Cuando el dolor nos impide conectarnos empáticamente con los demás.
Es imposible darle a alguien algo que no tenemos. Por eso, si nos sentimos incapaces de ofrecer empatía a pesar de nuestros esfuerzos, o estamos poco dispuestos a hacerlo, eso suele significar que estamos demasiado privados de empatía como para poder brindársela a los demás. A veces, si reconocemos con sinceridad que existe en nosotros un malestar que nos impide actuar empáticamente con los demás, tal vez la otra persona nos ofrezca la empatía que necesitamos.
Otras veces quizá necesitemos proveernos de una especie de empatía de «primeros auxilios» prestando atención a lo que nos ocurre con la misma presencia y concentración que les ofrecemos a los demás. Dag Hammarskjold, ex secretario general de las Naciones Unidas, dijo en una ocasión: «Cuanto mejor escuchemos nuestra voz interior, tanto mejor oiremos lo que esté ocurriendo afuera». Si nos volvemos competentes en practicar la empatía con nosotros mismos, sentiremos a los pocos segundos una liberación de energía que nos permitirá estar presentes con la otra persona. Con todo, si incluso esto nos fallase, todavía nos quedaría un par de opciones más.

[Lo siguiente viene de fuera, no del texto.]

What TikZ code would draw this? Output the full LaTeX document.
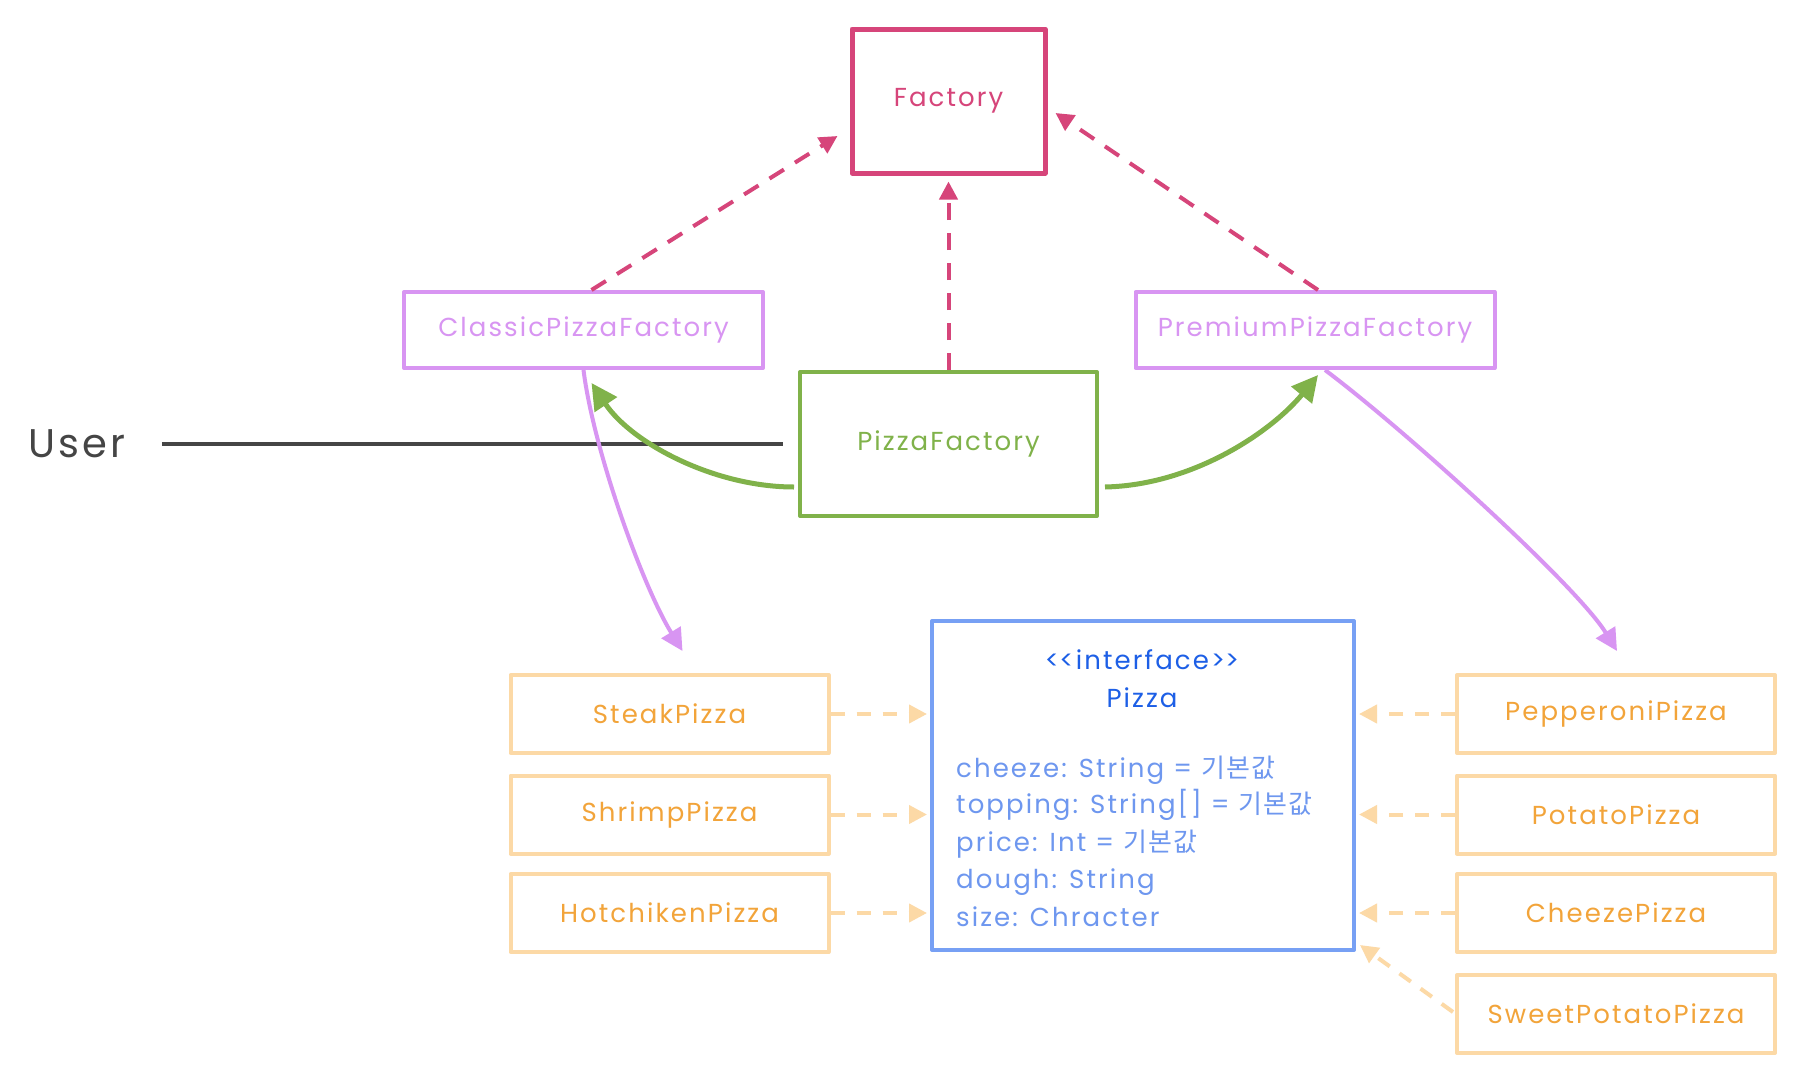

Podemos gritar... sin violencia. Recuerdo que una vez pasé tres días haciendo mediación entre dos pandillas que se dedicaban a matarse unos a otros. Una de ellas se llamaba «Egipcios Negros»; la otra, «Departamento de Policía del Este de Saint Louis». El puntaje era de dos a uno; es decir, tres muertes en un mes. Después de tres días de tensión tratando de reunir a los dos grupos para que se escucharan y resolvieran sus diferencias, volví en auto a casa diciéndome que no quería volver a encontrarme en toda mi vida en medio de un conflicto.
Lo primero que vi al atravesar la puerta trasera de mi casa fue a mis hijos enzarzados en una pelea. Como había agotado todas mis energías y no me quedaban fuerzas para empatizar con mis hijos, grité sin violencia: «¡Eh, estoy agotado!
¡En este momento realmente no tengo ganas de enfrentarme con sus conflictos!
¡Quiero un poco de paz y tranquilidad!». Mi hijo mayor, que tenía nueve años, se detuvo en el acto, me miró y me preguntó: «¿Quieres que hablemos?». Si somos capaces de expresar nuestro dolor a los demás de una manera sincera y sin culpar a nadie, a menudo descubriremos que incluso las personas que están sufriendo son capaces de prestar atención a nuestras necesidades. Como se puede suponer, yo no habría querido gritarles: «¿Qué les pasa? ¿No saben comportarse? ¿No ven que acabo de llegar a casa después de un día agotador?», ni insinuar de alguna manera que su comportamiento dejaba mucho que desear. Lo que hice fue gritar sin violencia para que prestaran atención a las necesidades que yo tenía en aquel momento y al dolor que sentía.
Si, pese a todo, la otra persona también tiene unos sentimientos tan intensos que ni nos escucha ni nos deja en paz, el tercer recurso que nos queda será retirarnos físicamente de la situación conflictiva. De esa forma nos concedemos un respiro y la oportunidad de recuperar la empatía que necesitamos para poder volver más tarde en condiciones de enfocar la situación de un modo diferente.